Pourquoi avoir choisi ce moment et seulement Pierre, Jacques et Jean pour se révéler ainsi ? Parce que la Passion est proche, comme il l’a annoncé à Césarée, et que ces trois mêmes Apôtres seront bientôt avec lui sur un autre mont – celui des Oliviers où se situe le jardin de Gethsémani – au moment où il sera non plus trans- mais dé-figuré par l’angoisse, non plus le plus beau des enfants des hommes mais « sans beauté ni éclat pour attirer les regards » (Is 53,2). Ce jour-là, ils auraient pu se souvenir du Thabor pour garder leur courage, mais ils ne verront même pas le visage angoissé et suant le sang de leur maître, car ils dormiront à nouveau. Ce sommeil-là, contrairement à celui du Thabor, sera celui de leur péché, car Jésus leur aura demandé auparavant de veiller. Le temps leur a paru trop court sur le Thabor, le temps leur paraîtra trop long sur le Golgotha … Résultat : lorsque Jésus sera à nouveau défiguré – plus encore – sur un autre mont, le Golgotha, ils seront absents, incapables de se tenir debout près de la Croix avec Marie…

 

Pendant ce Carême, frères et sœurs, soyons à l’écoute du Seigneur en prenant le temps de méditer sa Parole. La prière est le moment où l’homme cesse de se situer dans le faire pour passer dans l’être et dans le laisser-faire. Elle nous donne la force de marcher dans la direction que Dieu nous indique, même si elle nous semble obscure. Prenons exemple sur Abraham, qui a accepté de sacrifier son fils bien-aimé, le fils de la Promesse, celui sur lequel reposait toute son espérance (1° lect.) Il ne comprenait pas mais il faisait confiance, se souvenant de tous les moments où Dieu avait agi dans sa vie et l’avait « transfigurée », sûr qu’Il est assez puissant pour ressusciter les morts (He 11,19) Il s’agit là d’un des plus beaux exemples de foi de toute la Bible, c’est pourquoi on appelle Abraham « père des croyants » (Rm 3,27) Mais le Père des hommes est allé encore plus loin, en sacrifiant réellement son Fils bien-aimé. Jésus a fait davantage qu’Isaac qui, selon la Tradition, avait accepté son holocauste. Son visage d’abord transfiguré par la lumière puis défiguré par la souffrance sont deux images de son amour et de sa gloire. Aussi, saint Paul peut affirmer : « Si Dieu est pour nous, qui sera contre nous ? Il n’a pas épargné son propre Fils, mais Il l’a livré pour nous tous : comment pourrait-il, avec lui, ne pas nous donner tout ? »  (2° lect.) Aussi, en marchant vers Pâques et la Résurrection, souvenons-nous d’Abraham et d’Isaac mais surtout du Christ. N’ayons pas peur de l’écouter et de prendre nos croix pour le suivre, quitte à parfois « faire la grimace ». Et sachons aussi rendre grâce pour tous les moments où Dieu nous transfigurera en se manifestant à nous dans la splendeur de sa beauté !

P. Arnaud

[i] « Bien-aimés, dès maintenant, nous sommes enfants de Dieu, mais ce que nous serons ne paraît pas encore clairement. Nous le savons : lorsque le Fils de Dieu paraîtra, nous serons semblables à lui parce que nous le verrons tel qu’il est. » (1 Jn 3, 2)

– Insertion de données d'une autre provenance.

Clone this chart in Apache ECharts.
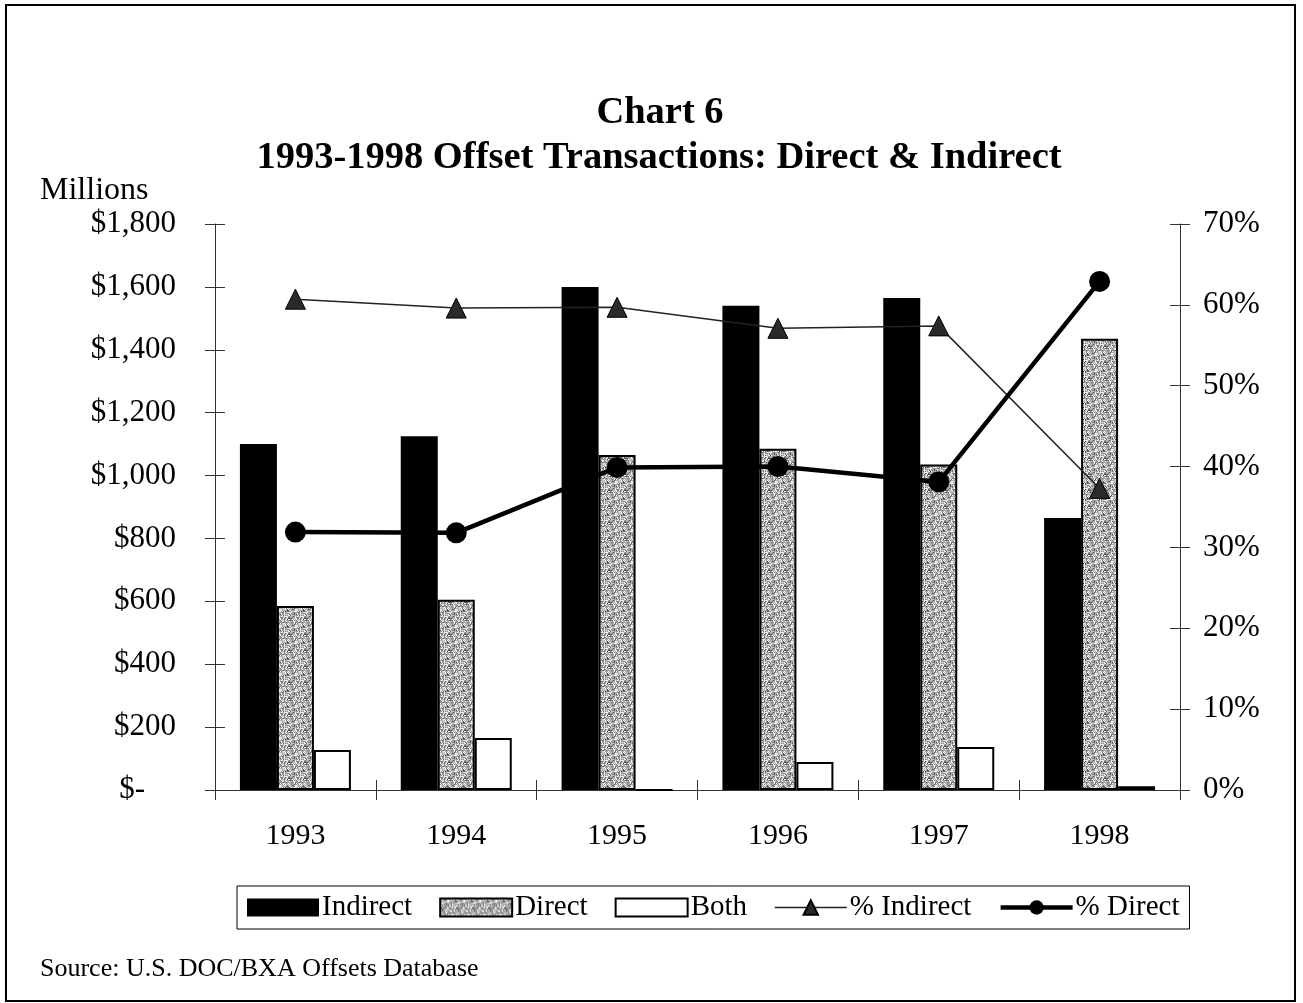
<!DOCTYPE html>
<html>
<head>
<meta charset="utf-8">
<script src="https://cdn.jsdelivr.net/npm/echarts@6/dist/echarts.min.js"></script>
<style>
html,body{margin:0;padding:0;background:#fff;}
#main{width:1303px;height:1003px;}
</style>
</head>
<body>
<div id="main"></div>
<script>
const years = ['1993', '1994', '1995', '1996', '1997', '1998'];
const indirect = [1100, 1125, 1600, 1540, 1565, 865];
const direct = [585, 605, 1065, 1085, 1035, 1435];
const both = [127, 165, 0, 89, 137, 12];
const pctIndirect = [60.7, 59.6, 59.7, 57.1, 57.4, 37.3];
const pctDirect = [31.9, 31.8, 39.9, 40.0, 38.1, 62.9];

const FONT = 'Liberation Serif';

// grainy grey texture (deterministic) for the "Direct" bars
function makePattern() {
  const n = 16;
  const c = document.createElement('canvas');
  c.width = n; c.height = n;
  const ctx = c.getContext('2d');
  ctx.fillStyle = '#acacac';
  ctx.fillRect(0, 0, n, n);
  let s = 12345;
  const next = () => { s = (s * 1103515245 + 12345) & 0x7fffffff; return s / 0x7fffffff; };
  for (let y = 0; y < n; y++) {
    for (let x = 0; x < n; x++) {
      const r = next();
      if (r < 0.18) { ctx.fillStyle = '#555555'; ctx.fillRect(x, y, 1, 1); }
      else if (r < 0.45) { ctx.fillStyle = '#eeeeee'; ctx.fillRect(x, y, 1, 1); }
      else if (r < 0.6) { ctx.fillStyle = '#808080'; ctx.fillRect(x, y, 1, 1); }
    }
  }
  return c;
}
const pattern = { image: makePattern(), repeat: 'repeat' };

const chart = echarts.init(document.getElementById('main'), null, { renderer: 'canvas' });

const axisLineStyle = { color: '#333', width: 1 };
const labelStyle = { fontFamily: FONT, fontSize: 31, color: '#000' };
const titleStyle = { fontFamily: FONT, fontSize: 38.5, fontWeight: 'bold', color: '#000' };

const option = {
  backgroundColor: '#fff',
  animation: false,
  title: [
    {
      text: 'Chart 6', left: 655, top: 89, textAlign: 'center', textVerticalAlign: 'top',
      textStyle: titleStyle
    },
    {
      text: '1993-1998 Offset Transactions: Direct & Indirect', left: 654, top: 134,
      textAlign: 'center', textVerticalAlign: 'top',
      textStyle: titleStyle
    }
  ],
  grid: { left: 215, right: 123, top: 224, bottom: 213, containLabel: false },
  legend: {
    left: 237, top: 886,
    padding: [7, 10],
    borderColor: '#000', borderWidth: 1,
    itemWidth: 72, itemHeight: 18, itemGap: 27,
    textStyle: { fontFamily: FONT, fontSize: 29, color: '#000', padding: [0, 0, 0, -2] },
    data: [
      { name: 'Indirect', icon: 'rect' },
      { name: 'Direct', icon: 'rect' },
      { name: 'Both', icon: 'rect' },
      { name: '% Indirect', lineStyle: { width: 1.5 } },
      { name: '% Direct', lineStyle: { width: 4.5 } }
    ]
  },
  xAxis: [
    {
      type: 'category', data: years, position: 'bottom',
      axisLine: { lineStyle: axisLineStyle },
      axisTick: { show: true, length: 10, inside: false, lineStyle: axisLineStyle },
      axisLabel: Object.assign({ margin: 31 }, labelStyle, { fontSize: 30 }),
      splitLine: { show: false }
    },
    {
      type: 'category', data: years, position: 'bottom',
      axisLine: { show: false },
      axisTick: { show: true, length: 10, inside: true, lineStyle: axisLineStyle },
      axisLabel: { show: false },
      splitLine: { show: false }
    }
  ],
  yAxis: [
    {
      type: 'value', position: 'left', min: 0, max: 1800, interval: 200,
      axisLine: { show: true, lineStyle: axisLineStyle },
      axisTick: { show: true, length: 10, inside: false, lineStyle: axisLineStyle },
      axisLabel: Object.assign({
        margin: 39,
        formatter: v => v === 0 ? '$-    ' : '$' + v.toLocaleString('en-US')
      }, labelStyle),
      splitLine: { show: false }
    },
    {
      type: 'value', position: 'right', min: 0, max: 70, interval: 10,
      axisLine: { show: true, lineStyle: axisLineStyle },
      axisTick: { show: true, length: 10, inside: false, lineStyle: axisLineStyle },
      axisLabel: Object.assign({ margin: 23, formatter: '{value}%' }, labelStyle),
      splitLine: { show: false }
    },
    {
      type: 'value', position: 'left', min: 0, max: 1800, interval: 200,
      axisLine: { show: false },
      axisTick: { show: true, length: 10, inside: true, lineStyle: axisLineStyle },
      axisLabel: { show: false },
      splitLine: { show: false }
    },
    {
      type: 'value', position: 'right', min: 0, max: 70, interval: 10,
      axisLine: { show: false },
      axisTick: { show: true, length: 10, inside: true, lineStyle: axisLineStyle },
      axisLabel: { show: false },
      splitLine: { show: false }
    }
  ],
  series: [
    {
      name: 'Indirect', type: 'bar', data: indirect, barWidth: 37, barGap: '0%',
      itemStyle: { color: '#000', borderColor: '#000', borderWidth: 0 }, z: 2
    },
    {
      name: 'Direct', type: 'bar', data: direct, barWidth: 37, barGap: '0%',
      itemStyle: { color: pattern, borderColor: '#000', borderWidth: 2 }, z: 2
    },
    {
      name: 'Both', type: 'bar', data: both, barWidth: 37, barGap: '0%',
      itemStyle: { color: '#fff', borderColor: '#000', borderWidth: 2 }, z: 2
    },
    {
      name: '% Indirect', type: 'line', yAxisIndex: 1, data: pctIndirect,
      symbol: 'triangle', symbolSize: 20, showAllSymbol: true,
      lineStyle: { color: '#222', width: 1.5 },
      itemStyle: { color: '#2a2a2a', borderColor: '#000', borderWidth: 1 }, z: 5
    },
    {
      name: '% Direct', type: 'line', yAxisIndex: 1, data: pctDirect,
      symbol: 'circle', symbolSize: 21, showAllSymbol: true,
      lineStyle: { color: '#000', width: 4.5 },
      itemStyle: { color: '#000' }, z: 6
    }
  ],
  graphic: [
    {
      type: 'rect', z: 100, silent: true,
      shape: { x: 6, y: 5, width: 1289, height: 996 },
      style: { fill: 'none', stroke: '#000', lineWidth: 2 }
    },
    {
      type: 'text', left: 40, top: 175,
      style: { text: 'Millions', font: '32px "Liberation Serif"', fill: '#000' }
    },
    {
      type: 'text', left: 40, top: 956,
      style: { text: 'Source: U.S. DOC/BXA Offsets Database', font: '26px "Liberation Serif"', fill: '#000' }
    }
  ]
};

chart.setOption(option);
</script>
</body>
</html>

[ii] Dans la bible, le sommeil est souvent associé à cette action de Dieu en profondeur : c’est pendant le sommeil d’Adam qu’Il crée Eve (Gn 2), pendant le sommeil d’Abraham qu’il établit une alliance avec lui (Gn 15)…

[iii] Ex 33,18-33

[iv] 1R19,12-13

[v] Comme le concile de Chalcédoine l’a déclaré solennellement en 451

[vi] Cf les anges vêtus de blanc au moment de la résurrection (Jn 20,12)

[vii] Notons, comme saint Luc l’a fait, que c’est pendant qu’il prie que Jésus est transfiguré. La prière est le moment où l’homme cesse de se situer dans le faire pour passer dans l’être et dans le laisser-faire.

[viii] Le Fils de l’homme est un personnage mystérieux, à la fois individuel et collectif, qui combat les puissances du mal avec les saints avant qu’il ne soit intronisé (Dn 7). Les disciples devront combattre avec Jésus.